And the Ape clade went six different directions at different times and places (six that survived as independent breeding populations); humans, chimps and bonobo-chimps, gorillas, orangutans and gibbons.
Good question. I think the evos would crack that up to “purifying selection” or some such.
And why would the ancestor of humans, or any other creature, not survive along with the differing branches that evolved from it?
Kind of like the answer in the form of a question, *If Americans came from Europeans, then why are there still Europeans?*.
Funny how the evos want to have their cake and eat it to.
It is a necessary character of cladistic analysis, and of the cladograms so generated, that all splits must be bifurcating. Three way splits are not allowed.
Also, regarding your comment about "the original disappearing," you are confusing cladograms with traditional phylogenetic trees. In cladograms the nodes, the splitting points, must not be thought of as being occupied by any creature. Cladistics rejects (or at least ignores) the idea of identifying "missing links." Instead it concentrates only on deducing evolutionary relations between contemporary groups of organisms. Another way of putting it is to say that it is impossible, in strict cladistic analysis, to posit or to figure "ancestor-descendent" relationships. You can only look at brother-sister, or cousin-like, relationships.
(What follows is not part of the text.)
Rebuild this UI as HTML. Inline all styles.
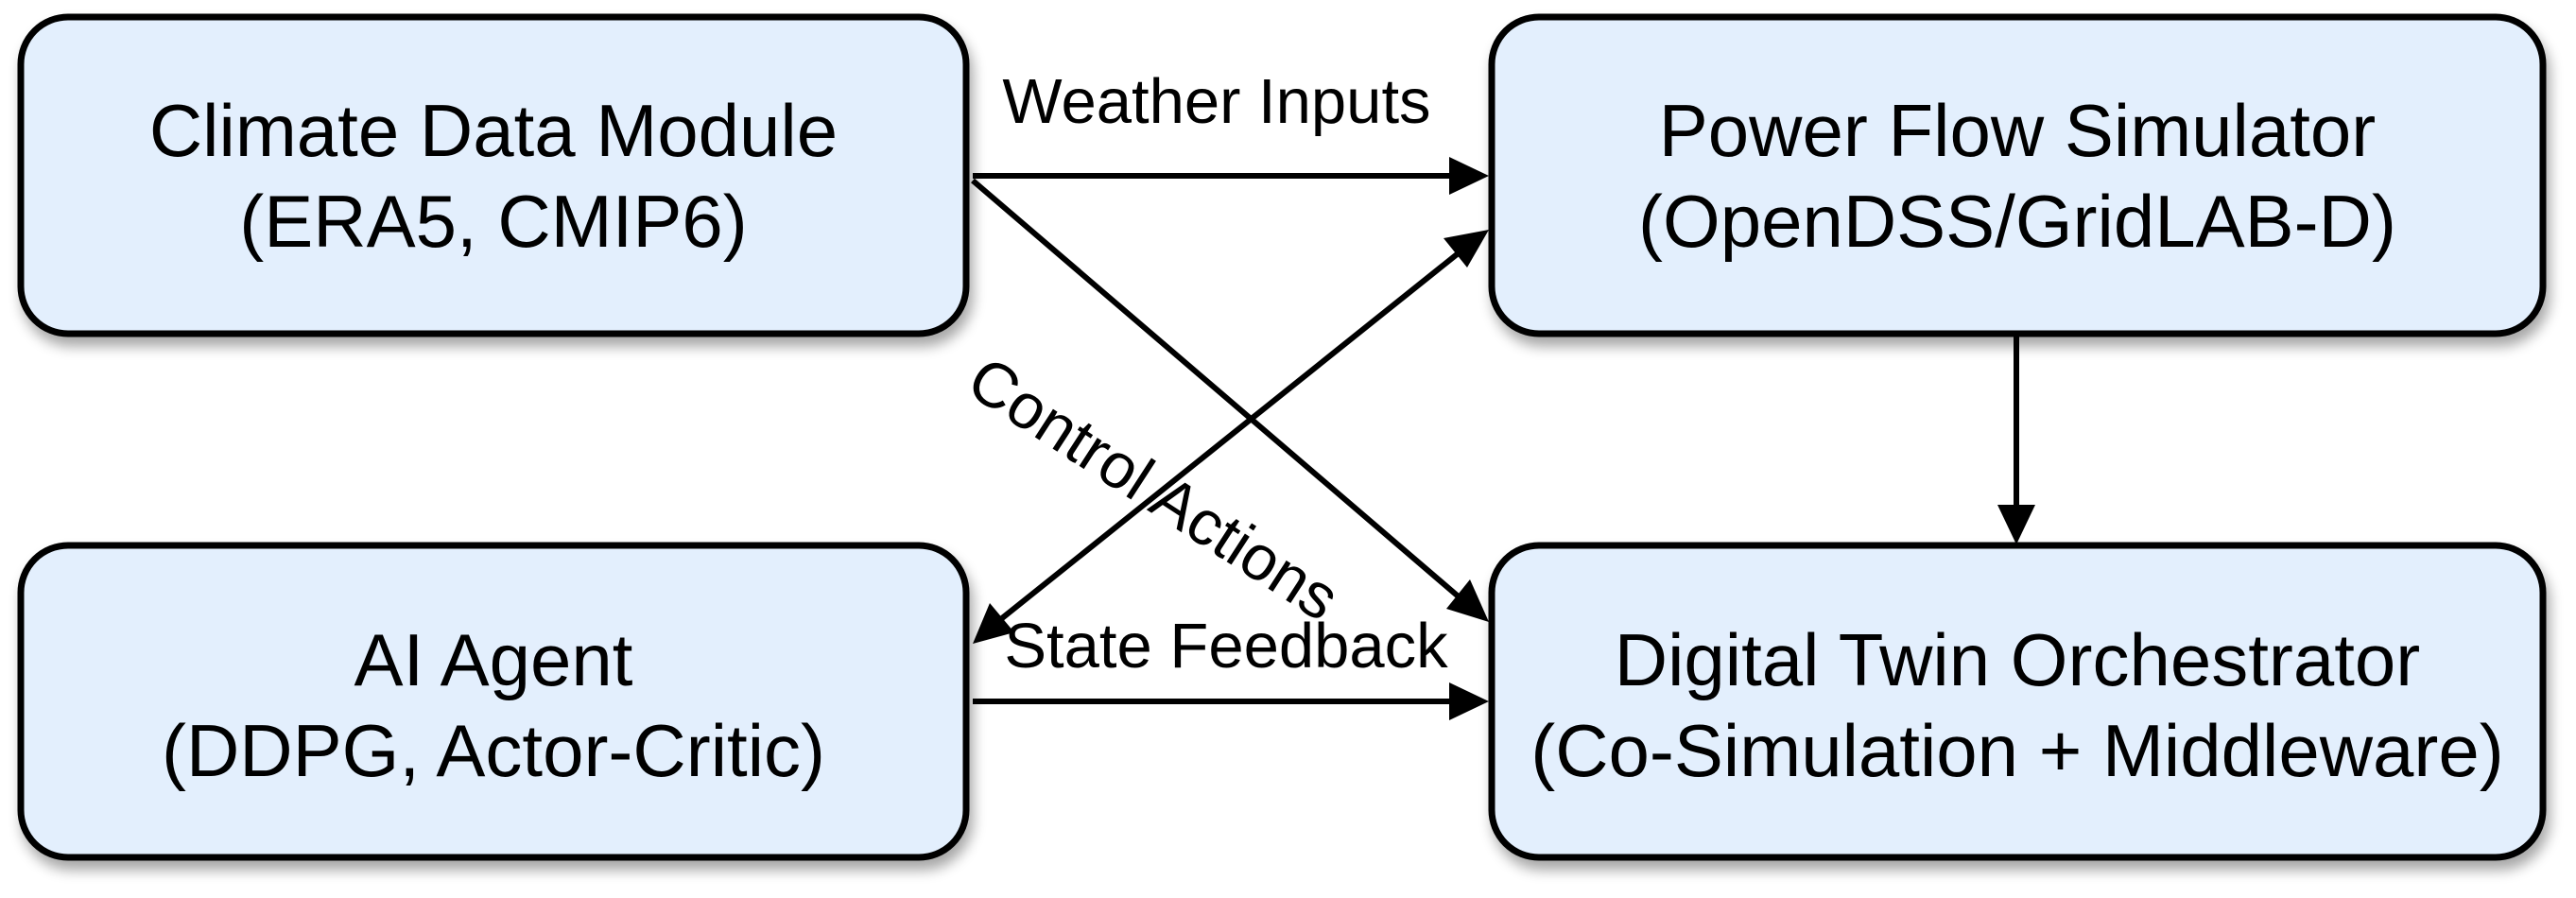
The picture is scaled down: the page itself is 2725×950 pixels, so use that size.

The nodes in a cladogram represent splits in character states, with the assumption that the given state is "either/or." Or, in any case, cladistic analysis compels you to assign an either/or analysis to the characters under consideration. For instance the split between apes and hominids (including human) is represented by the presence of absence of the trait of bipedalism. If it walks on two legs, it's a hominid. If it doesn't, it's an ape. There is, at least for the formal purpose of cladistic analysis, no in between.
One other factor is that all creatures on one branch of a node constitute a single group, and only those creatures. So, for instance, if you accept that orangutans split off from the other apes before hominids split off from chimps and gorillas, then (in strict cladistic terms) there are no such things as apes, at least as distinct from hominids and humans. (Either that, or you have to say that humans, together with chimps and gorillas, are a type of ape distinct from orangs. IOW humans are apes.)
By the same token there are no such things as "reptiles" for a strict cladist, since some reptiles branched off from other reptiles before mammals branched off from reptiles. Or, in traditional phylogenetic terms, reptiles are not "monophyletic" wrt mammals.
All this means that cladistics is impractical for many purposes, including generally useful classification schemes, were it often makes sense to allow polyphyletic groups, and other groupings which violate strict cladistic principles.